Well-connected ex-politician Bob Rae must work with head and heart for First Nations as pressure mounts to develop Northern Ontario’s Ring of Fire
I’m looking at a map of northern Ontario where there’s a pretty patchwork of colours in the shape of a crescent moon: deep sea-blue for Freewest Resources, orange for KWG, bright sun-yellow for Probe, grass green for Fancamp, sky-blue for the Freewest/Spider/KWG partnership.
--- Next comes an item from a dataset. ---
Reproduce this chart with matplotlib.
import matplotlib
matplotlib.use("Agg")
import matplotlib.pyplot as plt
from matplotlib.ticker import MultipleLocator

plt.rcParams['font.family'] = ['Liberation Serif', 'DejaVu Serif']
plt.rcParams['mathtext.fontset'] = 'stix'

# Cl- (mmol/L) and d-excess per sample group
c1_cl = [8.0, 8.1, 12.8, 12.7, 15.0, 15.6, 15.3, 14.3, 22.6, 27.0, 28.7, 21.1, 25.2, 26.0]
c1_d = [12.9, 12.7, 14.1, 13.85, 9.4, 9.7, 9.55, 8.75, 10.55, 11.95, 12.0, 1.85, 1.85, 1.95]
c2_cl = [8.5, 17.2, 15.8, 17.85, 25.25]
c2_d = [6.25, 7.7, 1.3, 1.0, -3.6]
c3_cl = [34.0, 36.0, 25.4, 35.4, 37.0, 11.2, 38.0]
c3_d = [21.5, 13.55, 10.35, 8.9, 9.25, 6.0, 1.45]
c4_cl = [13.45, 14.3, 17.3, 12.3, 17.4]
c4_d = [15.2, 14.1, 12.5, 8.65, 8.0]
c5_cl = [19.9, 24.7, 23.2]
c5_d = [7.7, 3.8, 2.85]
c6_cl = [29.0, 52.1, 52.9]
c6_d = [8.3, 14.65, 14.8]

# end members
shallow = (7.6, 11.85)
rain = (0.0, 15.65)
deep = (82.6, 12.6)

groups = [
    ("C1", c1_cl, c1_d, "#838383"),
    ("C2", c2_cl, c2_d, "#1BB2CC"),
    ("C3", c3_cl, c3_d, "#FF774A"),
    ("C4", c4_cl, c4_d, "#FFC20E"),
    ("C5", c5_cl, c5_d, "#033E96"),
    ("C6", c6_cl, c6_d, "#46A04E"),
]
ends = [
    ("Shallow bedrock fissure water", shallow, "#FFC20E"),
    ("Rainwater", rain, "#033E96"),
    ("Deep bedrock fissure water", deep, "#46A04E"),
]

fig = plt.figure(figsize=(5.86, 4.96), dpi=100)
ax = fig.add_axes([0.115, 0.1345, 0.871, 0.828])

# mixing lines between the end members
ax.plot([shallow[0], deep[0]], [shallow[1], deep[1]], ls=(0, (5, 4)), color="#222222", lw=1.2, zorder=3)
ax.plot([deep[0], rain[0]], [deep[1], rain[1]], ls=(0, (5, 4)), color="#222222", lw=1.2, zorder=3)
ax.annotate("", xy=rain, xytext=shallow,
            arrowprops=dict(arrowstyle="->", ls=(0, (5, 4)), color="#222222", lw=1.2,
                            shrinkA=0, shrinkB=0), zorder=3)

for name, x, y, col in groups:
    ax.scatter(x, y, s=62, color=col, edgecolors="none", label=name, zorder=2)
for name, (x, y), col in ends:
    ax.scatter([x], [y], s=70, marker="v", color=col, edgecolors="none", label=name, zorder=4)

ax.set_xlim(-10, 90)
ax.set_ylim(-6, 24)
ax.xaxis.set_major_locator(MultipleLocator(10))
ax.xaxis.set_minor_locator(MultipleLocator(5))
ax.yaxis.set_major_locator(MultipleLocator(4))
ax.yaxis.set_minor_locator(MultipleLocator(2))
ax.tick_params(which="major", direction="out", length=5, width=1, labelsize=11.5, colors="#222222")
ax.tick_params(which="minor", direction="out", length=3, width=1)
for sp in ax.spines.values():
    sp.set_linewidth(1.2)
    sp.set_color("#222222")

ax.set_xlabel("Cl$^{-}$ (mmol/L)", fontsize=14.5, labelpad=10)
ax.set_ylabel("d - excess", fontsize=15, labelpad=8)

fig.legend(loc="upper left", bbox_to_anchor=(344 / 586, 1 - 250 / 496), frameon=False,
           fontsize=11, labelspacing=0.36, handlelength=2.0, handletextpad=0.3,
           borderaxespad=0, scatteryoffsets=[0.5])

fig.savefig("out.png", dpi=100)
They are some of the thousands of claims staked by mining companies in the Ring of Fire — 5,120 square kilometres in the watersheds of Hudson and James bays and chock full of chromite, nickel, copper and zinc worth well over $100 billion. That’s a sizable chunk of boreal forest, itself a carbon sink in the order of the Amazon rain forest.
Imagine you’re on the shore of McFaulds Lake. You’re looking at trees and rock and muskeg — swampland, millions of acres of it. Turn around and you’ll see KWG’s base camp and maybe a drill or two pulling up core samples of chromite. Well, why not? you ask. There’s nothing else there.
Not so. It’s home for everything and everyone from black flies to black bears to First Nations peoples — Cree and Anishinaabek — whose ways of life will be forever altered if and when all those pretty coloured claims become mines.